Yesterday, Atiku Abubakar got a much needed reprieve from his former boss, Olusegun Obasanjo. The former Vice President got the forgiveness he had long sought from the former military leader since their public spat years ago. Both actors led the country between 1999 and 2007 – a time when the country needed to be set along the route of democracy, away from many years of military rule.
Shortly after their first term in office, Obasanjo and Atiku became estranged, with the former accusing the latter of corruption and disloyalty. Their relationship got even more strained when it was rumoured that Atiku had worked assiduously to ensure that Obasanjo’s Third Term project was dead on arrival.
The wrangling between both men cost Atiku so much goodwill and credibility as Obasanjo went about telling everyone who cared to listen of Atiku’s fabled corruption and inclination to be disloyal. Just a few months ago, precisely in August this year, Obasanjo was quoted to have told Premium Times that he cannot for any reason support the former Customs boss’ presidential bid.
“How can I be on the same side with Atiku? To do what?” he said. “If I support Atiku for anything, God will not forgive me. If I do not know, yes. But once I know, Atiku can never enjoy my support.”
What did Obasanjo “know” about Atiku? To get the background on this we need to go into a chapter in Obasanjo’s book titled ‘My Watch’. There he dedicated not a few uncomplaining paragraphs to Atiku.

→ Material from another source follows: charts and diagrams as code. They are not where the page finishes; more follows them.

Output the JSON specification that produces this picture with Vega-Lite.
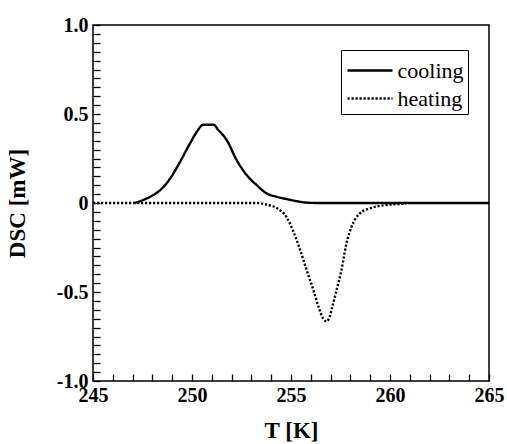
{
  "$schema": "https://vega.github.io/schema/vega-lite/v6.json",
  "width": 396,
  "height": 356,
  "autosize": {"type": "none"},
  "padding": {"left": 93, "top": 25, "right": 18, "bottom": 63},
  "data": {
    "values": [
      {"T": 247.1, "DSC": 0, "series": "cooling"},
      {"T": 247.6, "DSC": 0.02, "series": "cooling"},
      {"T": 248.05, "DSC": 0.045, "series": "cooling"},
      {"T": 248.47, "DSC": 0.08, "series": "cooling"},
      {"T": 248.97, "DSC": 0.15, "series": "cooling"},
      {"T": 249.39, "DSC": 0.23, "series": "cooling"},
      {"T": 249.9, "DSC": 0.335, "series": "cooling"},
      {"T": 250.24, "DSC": 0.4, "series": "cooling"},
      {"T": 250.57, "DSC": 0.44, "series": "cooling"},
      {"T": 251.08, "DSC": 0.44, "series": "cooling"},
      {"T": 251.33, "DSC": 0.41, "series": "cooling"},
      {"T": 251.75, "DSC": 0.354, "series": "cooling"},
      {"T": 252.26, "DSC": 0.24, "series": "cooling"},
      {"T": 252.76, "DSC": 0.157, "series": "cooling"},
      {"T": 253.27, "DSC": 0.1, "series": "cooling"},
      {"T": 253.77, "DSC": 0.054, "series": "cooling"},
      {"T": 254.28, "DSC": 0.035, "series": "cooling"},
      {"T": 254.86, "DSC": 0.02, "series": "cooling"},
      {"T": 255.3, "DSC": 0.01, "series": "cooling"},
      {"T": 255.8, "DSC": 0.002, "series": "cooling"},
      {"T": 256.5, "DSC": 0, "series": "cooling"},
      {"T": 265, "DSC": 0, "series": "cooling"},
      {"T": 245, "DSC": 0, "series": "heating"},
      {"T": 253.3, "DSC": 0, "series": "heating"},
      {"T": 253.8, "DSC": -0.01, "series": "heating"},
      {"T": 254.3, "DSC": -0.03, "series": "heating"},
      {"T": 254.78, "DSC": -0.08, "series": "heating"},
      {"T": 255.12, "DSC": -0.16, "series": "heating"},
      {"T": 255.45, "DSC": -0.26, "series": "heating"},
      {"T": 255.79, "DSC": -0.376, "series": "heating"},
      {"T": 256.13, "DSC": -0.489, "series": "heating"},
      {"T": 256.38, "DSC": -0.58, "series": "heating"},
      {"T": 256.63, "DSC": -0.65, "series": "heating"},
      {"T": 256.8, "DSC": -0.665, "series": "heating"},
      {"T": 256.95, "DSC": -0.64, "series": "heating"},
      {"T": 257.05, "DSC": -0.6, "series": "heating"},
      {"T": 257.3, "DSC": -0.49, "series": "heating"},
      {"T": 257.55, "DSC": -0.376, "series": "heating"},
      {"T": 257.8, "DSC": -0.227, "series": "heating"},
      {"T": 258.06, "DSC": -0.133, "series": "heating"},
      {"T": 258.48, "DSC": -0.058, "series": "heating"},
      {"T": 258.99, "DSC": -0.03, "series": "heating"},
      {"T": 259.83, "DSC": -0.011, "series": "heating"},
      {"T": 260.8, "DSC": -0.004, "series": "heating"}
    ]
  },
  "mark": {"type": "line", "color": "black", "strokeWidth": 2.4, "interpolate": "monotone", "strokeCap": "butt"},
  "encoding": {
    "x": {"field": "T", "type": "quantitative", "scale": {"domain": [245, 265], "nice": false, "zero": false},
      "axis": {"orient": "bottom", "values": [245, 246, 247, 248, 249, 250, 251, 252, 253, 254, 255, 256, 257, 258, 259, 260, 261, 262, 263, 264, 265],
        "labelExpr": "datum.value % 5 === 0 ? datum.label : ''",
        "offset": -7, "tickSize": 7, "tickColor": "black", "tickWidth": 1.3, "domain": false, "grid": false,
        "labelPadding": 4, "labelFlush": false, "labelOverlap": false, "title": "T [K]", "titlePadding": 14}},
    "y": {"field": "DSC", "type": "quantitative", "scale": {"domain": [-1, 1], "nice": false, "zero": false},
      "axis": {"orient": "left", "values": [-1, -0.95, -0.9, -0.85, -0.8, -0.75, -0.7, -0.65, -0.6, -0.55, -0.5, -0.45, -0.4, -0.35, -0.3, -0.25, -0.2, -0.15, -0.1, -0.05, 0, 0.05, 0.1, 0.15, 0.2, 0.25, 0.3, 0.35, 0.4, 0.45, 0.5, 0.55, 0.6, 0.65, 0.7, 0.75, 0.8, 0.85, 0.9, 0.95, 1],
        "offset": -7, "tickSize": 7, "tickColor": "black", "tickWidth": 1.3, "domain": false, "grid": false,
        "labelPadding": 5, "labelFlush": false, "labelOverlap": false,
        "labelExpr": "abs(datum.value * 2 - round(datum.value * 2)) > 0.001 ? '' : (datum.value === 0 ? '0' : (datum.value < 0 ? '-' : '') + format(abs(datum.value), '.1f'))",
        "title": "DSC [mW]", "titlePadding": 27}},
    "strokeDash": {"field": "series", "type": "nominal",
      "scale": {"domain": ["cooling", "heating"], "range": [[1, 0], [2.2, 1.8]]},
      "legend": {"orient": "none", "legendX": 248, "legendY": 25, "title": null, "strokeColor": "black", "padding": 4, "cornerRadius": 0,
        "labelFont": "Liberation Serif", "labelFontSize": 22, "labelColor": "black", "labelOffset": 11,
        "symbolType": "M-1.5,0H1.5", "symbolSize": 900, "symbolOffset": 8.5, "symbolStrokeWidth": 2.5, "symbolStrokeColor": "black", "rowPadding": 0}}
  },
  "config": {
    "view": {"stroke": "black", "strokeWidth": 1.5},
    "axis": {
      "labelFont": "Liberation Serif", "labelFontWeight": "bold", "labelFontSize": 20, "labelColor": "black",
      "titleFont": "Liberation Serif", "titleFontWeight": "bold", "titleFontSize": 23, "titleColor": "black"
    }
  }
}
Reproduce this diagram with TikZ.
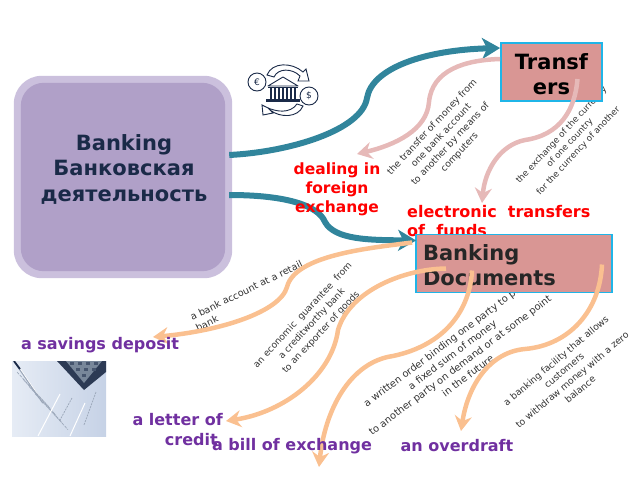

“What I did not know, which came out glaringly later, was his parental background which was somewhat shadowy, his propensity to corruption, his tendency to disloyalty, his inability to say and stick to the truth all the time, a propensity for poor judgment, his belief and reliance on marabouts, his lack of transparency, his trust in money to buy his way out on all issues and his readiness to sacrifice morality, integrity, propriety truth and national interest for self and selfish interest.”
These are weighty allegations against someone he worked closely with for a minimum of 4 years. Therefore in the light of Obasanjo’s about-turn yesterday, many Nigerians would like to know what changed. Has Atiku suddenly become loyal? His he now transparent? And he is now ready to sacrifice self and selfish interest for national good?
I don’t think so. What has happened is a forced shift in Obasanjo’s Influence and Access to Government Quotient (IAQ) – a term I made up to describe the factors which determine Obasanjo’s support for any individual’s bid for power.
The former president who wholeheartedly supported President Muhammadu Buhari’s bid in 2015 – after a public spat with the then president, Goodluck Jonathan – has simply noticed the brand ascendancy of Atiku. As someone who cannot bear to see his former deputy assume power without taking the glory, Obasanjo had to change course to maintain access and influence.
So you’ll ask what is his plan if Buhari won? Reading between the lines of his prepared speech in Abeokuta yesterday, it is obvious that Obasanjo’s main grouse with Buhari is not his performance (or lack of it) in office, but his inability to access and influence the president to do his bidding. We must not forget that this is the exact reason for the fallout between himself and former President Jonathan.
It is not difficult to realize that relevance is Obasanjo’s single overriding motivation, not love for country or any such intangible ideology. The Owu born chief is ready to go to any length in achieving that relevance – even if it is to seek a Third Term agenda, exit a political party he actively took part in running aground, or ‘forgiving’ and supporting an individual who supposedly has predilection to massive scale corruption.What happened yesterday says more about Obasanjo’s shifty character and waning relevance within the Nigerian socio-political enterprise, and less about his yearning for a better nation or leaving a legacy.
Considering the fact that Atiku has tried to seek peace with Obasanjo many times before, what made the difference yesterday? The answer is simple; former President Obasanjo simply did what he knows how to do best – read the mood of the nation and align himself so as to derive the best personal benefit and retain relevance. A simple background check will show a number of times when he has pretended to align with the masses just to reap from the sweat and struggle of patriots.
My immediate inclination after watching yesterday’s sham unfold was to warn Atiku not to be deceived by his former boss’ utterances and pretense, but something tells me this is unnecessary. There is hardly any living Nigerian who knows more about Obasanjo’s sinister antics than him. Yesterday was not Obasanjo forgiving Atiku, it is the former president conceding that Atiku’s political destiny is now beyond his control.